Hey thanks guys for the very helpful replies. Everything makes sense when explained, I just need to learn it. I'm getting the right answers to my questions here and my impedance issues are starting to make much more sense. Problem is, there doesn't seem like there's a way to fix them with commercial solutions. 
 
Thus begins my foray into DIY solutions. : )

 

[xnor]

Maybe explain what you're trying to achieve so we could help you more effectively.

 

[SoundFreaq]

Here's the story:
 
To keep a very long story short, I was hearing distortion in my very sensitive, very low impedance high-end IEMs. I definitely traced it back to the amp, the SR-71B.
 
I mistakenly thought I could increase the resistance of the earphone as seen by the amp with a serial adaptor. I bought the Etymotic ER4P > S 75 ohm converter cable, and the distortion disappeared, and the sound as a whole cleaned up dramatically. Talking about this, I was informed of my misdirection and I read up all on resistance, load, output impedance, and so on..
 
Two things I could not figure out:
 
1. Why did adding serial resistance eradicate the distortion in my IEMs from the amp?
 
2. Why the hell is Etymotic selling a 75 ohm serial resistor cable to make their 25 ohm "P" model into the "much better sounding 100 ohm "S" model. 
 
My answers to these questions after more research is that the 75 ohms happens to synergize with my IEMs, skewing the FR graph more to my liking.

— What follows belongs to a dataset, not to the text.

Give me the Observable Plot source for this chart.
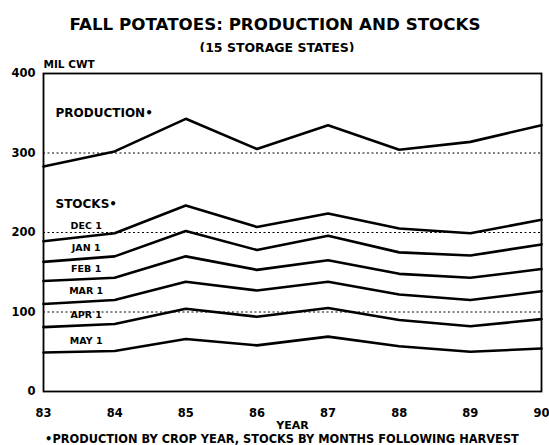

There are other examples of this happening with other earphones where serial resistance improves sound. And I suppose Etymotic's earphones work better at 100 ohms, and they have probably built more resistance into the "S" model somewhere. But how does adding a 75 ohm resistor to the "P" model make the earphone measure 100 ohms from 25?
 
Bottom line, I can't use my SR-71B with ultra low-impedance earphones, I'll use my P-51 for that. When I need more power, I'll step up to 71B. The 71B's output impedance must be too high for my little IEMs. But I love the amp, so I was just trying to find a way to make it work.

 

[xnor]

1) Some amps are just not very happy with low impedance loads.
Some op-amps are for example designed to drive 600 ohms min. but that doesn't stop some people from using them to drive headphones directly.
Another problem could be a very high output impedance.
 
Some IEMs have very weird impedance curves due to their crossovers, sometimes dipping to below 8 ohms..
 
2) So you don't have to buy the S model if you already have the P model. That's just a guess though. Whether it sounds better is a matter of preference, even if they say S is more accurate.
 
 
The 75 ohm resistors have to be in series. In series the total resistance is just the sum. This causes quite a bit of the voltage from the amp to drop across the resistor instead of the driver(s), which is also reflected in the specs, i.e. lower sensitivity.

 

[SoundFreaq]

Thanks,
 
all that makes sense, except for the part about the 75 ohm adaptor being in series and making the 25 ohm earphone 100 ohm. If that's just total resistance, the sum, you mean as seen from the amp only (OI)? You're not adding some resistance to the earphone and some to the OI. Right?
 
Shouldn't serial resistors change FR of the earphone? 

 

[xnor]

Let's assume you have an ideal op-amp with 0 ohm output impedance. The amp designer adds 50 ohm resistors inside the amp on the outputs for whatever reason, which increase the output impedance to 50 ohms. Even if you short the outputs to ground, the op-amp will see a 50 ohm load (the internal resistors). If you add a 50 ohm resistor as load, the total load for the op-amp now is 100 ohms.
 
Example two: assume you have an amp with 0 ohm output impedance and the output is set to exactly 1 V. Connect a 50 ohm headphone - the total output voltage of 1 V will drop across the headphone. Add 50 ohm resistors in series, now half the voltage will drop across the resistor, the other half across the headphone.
The problem is the impedance curve of the headphone. At 1 kHz the headphones' impedance may be 50 ohms, but at 100 Hz it may be 100 ohms.
Now the voltage will not split at 0.5V but at 0.333V, so the headphone now gets 0.666V. The amp is still outputting exactly 1V at either frequency, but the headphone gets a higher voltage at 100 Hz. This causes the change in the FR.

 

[SoundFreaq]

Got it, makes sense. Thank you for the detailed response.